A November Pew survey reveals a slight upward shift in public belief in climate change. A number of factors likely account for the rise in belief but the most parsimonious explanation remains a recovering economy, marked by hopeful signs of a U.S. unemployment rate below 9% for the first time since 2009.
[* New job figures are complex, see NPR discussion, but likely a lagging indicator for public of improving economy with the public receiving over the past few months a variety of signals via media and direct experience. As the WPost reports: “…the survey of U.S. households, on which the unemployment rate is based, has now shown strong job growth for four straight months — 321,000 jobs a month, on average, since August. That hints that there may be some momentum in the economy that is not being captured by surveys of employers, perhaps as a result of rising self-employment or company start-ups.”]
According to the Pew survey, most of the shift in public opinion occurs among politically moderate Republicans and Independents. Typically across issues these are the segments most likely to shift their opinions in relation to changing events and trends, such as signs of a recovering economy. As Pew reports, little change has occurred in the outlook among conservative Republicans.
Of note, over the next year relative to the performance of the economy and other factors, it will be important to compare this possible emerging upward belief trend identified by Pew across other surveys that use slightly different question wording. For more see this 2007 study I published at Public Opinion Quarterly, an analysis which I am currently updating by similarly comparing the past 5 years of combined survey trends. Of course, if the economy worsens — a serious threat given Eurozone woes– I would not expect the possible upward trend in belief to continue.
Below is how I described the likely strong relationship between economic performance and climate change opinion in the April 2011 Climate Shift report (see report for citations).
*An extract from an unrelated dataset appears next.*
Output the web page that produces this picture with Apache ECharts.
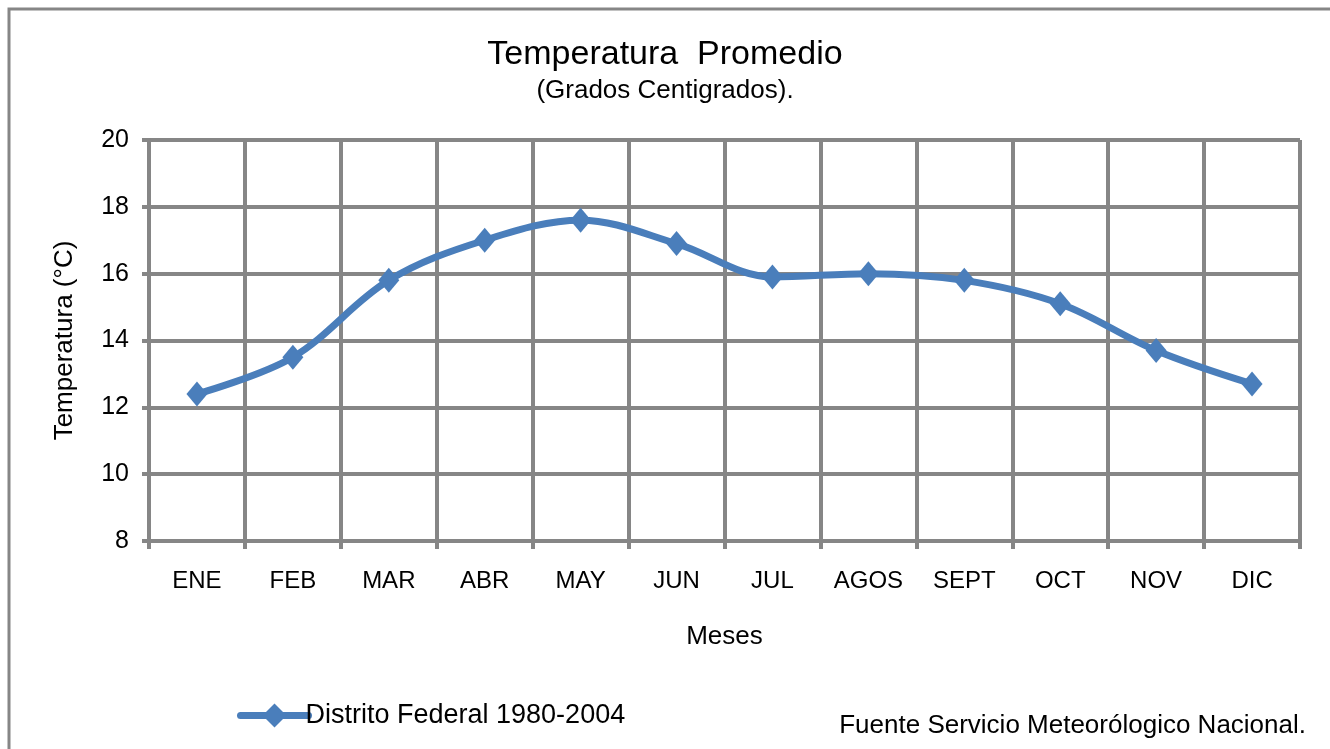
<!DOCTYPE html>
<html>
<head>
<meta charset="utf-8">
<script src="https://cdn.jsdelivr.net/npm/echarts@6/dist/echarts.min.js"></script>
<style>
  html, body { margin: 0; padding: 0; background: #fff; }
  #chart { width: 1330px; height: 749px; }
</style>
</head>
<body>
<div id="chart"></div>
<script>
const months = ['ENE', 'FEB', 'MAR', 'ABR', 'MAY', 'JUN', 'JUL', 'AGOS', 'SEPT', 'OCT', 'NOV', 'DIC']
const tempDF = [12.4, 13.5, 15.8, 17.0, 17.6, 16.9, 15.9, 16.0, 15.8, 15.1, 13.7, 12.7]
const seriesName = 'Distrito Federal 1980-2004'
const yMin = 8, yMax = 20, yStep = 2

const font = '"Liberation Sans", Arial, sans-serif'
const gridGrey = '#868686'
const blue = '#4a7ebb'

const chart = echarts.init(document.getElementById('chart'))
chart.setOption({
  backgroundColor: '#fff',
  textStyle: { fontFamily: font, color: '#000' },
  title: {
    text: 'Temperatura  Promedio',
    subtext: '(Grados Centigrados).',
    left: 'center',
    top: 33,
    itemGap: 6,
    textStyle: { fontFamily: font, fontSize: 34, fontWeight: 'normal', color: '#000' },
    subtextStyle: { fontFamily: font, fontSize: 26, color: '#000' }
  },
  grid: { left: 149, top: 140, right: 30, bottom: 208, containLabel: false },
  legend: {
    left: 232,
    top: 697,
    itemWidth: 68,
    itemHeight: 30,
    data: [seriesName],
    lineStyle: { width: 7, cap: 'round' },
    textStyle: { fontFamily: font, fontSize: 27, color: '#000', padding: [0, 0, 0, -8] }
  },
  xAxis: {
    type: 'category',
    data: months,
    boundaryGap: true,
    name: 'Meses',
    nameLocation: 'middle',
    nameGap: 83,
    nameTextStyle: { fontFamily: font, fontSize: 26, color: '#000' },
    axisLine: { lineStyle: { color: gridGrey, width: 4 } },
    axisTick: { show: true, length: 8, lineStyle: { color: gridGrey, width: 4 } },
    axisLabel: { margin: 28, fontFamily: font, fontSize: 24, color: '#000' },
    splitLine: { show: true, lineStyle: { color: gridGrey, width: 4 } }
  },
  yAxis: {
    type: 'value',
    min: yMin,
    max: yMax,
    interval: yStep,
    name: 'Temperatura (°C)',
    nameLocation: 'middle',
    nameGap: 71,
    nameTextStyle: { fontFamily: font, fontSize: 26, color: '#000' },
    axisLine: { show: true, lineStyle: { color: gridGrey, width: 4 } },
    axisTick: { show: true, length: 7, lineStyle: { color: gridGrey, width: 4 } },
    axisLabel: { margin: 20, fontFamily: font, fontSize: 25, color: '#000' },
    splitLine: { show: true, lineStyle: { color: gridGrey, width: 4 } }
  },
  series: [{
    name: seriesName,
    type: 'line',
    data: tempDF,
    smooth: 0.35,
    symbol: 'diamond',
    symbolSize: [21, 25],
    lineStyle: { color: blue, width: 7 },
    itemStyle: { color: blue },
    z: 5
  }],
  graphic: [
    {
      type: 'rect',
      shape: { x: 9, y: 9, width: 1400, height: 800 },
      style: { fill: 'none', stroke: gridGrey, lineWidth: 3 },
      silent: true
    },
    {
      type: 'text',
      right: 24,
      top: 713,
      style: { text: 'Fuente Servicio Meteorólogico Nacional.', font: '26px ' + font, fill: '#000' }
    }
  ]
})
</script>
</body>
</html>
Also see this Q&A discussion I did with Climate Central and a recent book chapter I contributed to the Oxford Handbook of Climate Change & Society.
Important to note here is that past analyses –and what we can discern from emerging trends– only allows for establishing a correlation among trends, though as I explain below, there is a well-established psychological mechanism suggesting a causal relationship. Moreover, the performance of the economy and this psychological mechanism will interact with the level of media attention both to the economy and to climate change and how climate change is framed, especially if action is framed as damaging to a deeply struggling economy.
Social psychologists describe the public as having a “finite pool of worry.” As one perceived risk gains attention, other risks often are bumped from concern. Perhaps no other issue has the ability to swamp public attention to a greater extent than the economy and unemployment. Unlike the diffuse, creeping nature of climate change, the economy and unemployment for many Americans provide daily and powerful reminders of their vulnerability.
Consider the inverse relationship between concern for jobs and concern for the environment. As Figure 4.1 displays, in 2007, unemployment stood at its lowest level since the Clinton-era boom years. That year, an equal 57 percent of Americans named both jobs and the environment as top policy priorities. Yet by 2009, unemployment had jumped to 9.3 percent. When Obama took office, 83 percent named jobs a top priority, compared with 41 percent who defined the environment in similar terms and 30 percent who said global warming was a leading concern. A similar downturn occurred between 2002 and 2003, as the economy struggled after the September 11 terrorist attacks. The threat of terrorism along with war also likely taxed the ability of the public to turn its concern to the environment. Gallup data reflects an identical inverse relationship between public worry over climate change and the unemployment rate over the same time period, 1997 to 2011.
In a 2010 study, economists Matthew Kahn and Matthew Kotchen investigated directly the linkages between the economic recession that hit the United States in 2007 and the subsequent downturn in climate change concern. Analyzing Google search trends, they discovered that in states with higher unemployment rates, given a limited pool of worry, individuals were much less likely to search for information about global warming.
Turning to national survey data, after controlling for demographics, they found that individuals living in states with higher unemployment rates were appreciably less concerned and more dismissive of climate change. Lastly, they examined polling data from California, analyzing the relationship between a survey respondent’s attitudes and the unemployment rate in their surrounding county. After controlling for demographics, Kahn and Kotchen’s analysis showed that even in pro-environment California, a significant increase in the local unemployment rate could decrease the perceived priority of the environment by as much as 50 percent.
Reflecting on their three analyses, the economists concluded “the general pattern is clear: higher unemployment rates—at least when levels reach those observed during the recent recession—erode public concern about the environment.” Conversely, they observed, elevated concern only is likely to occur during periods of relative economic boom. In sum then, the elevated public concern over climate change that occurred in 2006 and 2007 corresponded to a decade low in unemployment.
In recent years as unemployment has risen sharply, the perceived priority of the issue has dropped. Beyond this trend data, the study by Kahn and Kotchen demonstrates the strong linkages between individual perceptions of climate change and state and local unemployment. The Congressional Budget Office projects unemployment rates will not return to the 2006 and 2007 lows until 2015, suggesting that an upward shift in public concern with climate change may be unlikely over the next half-decade.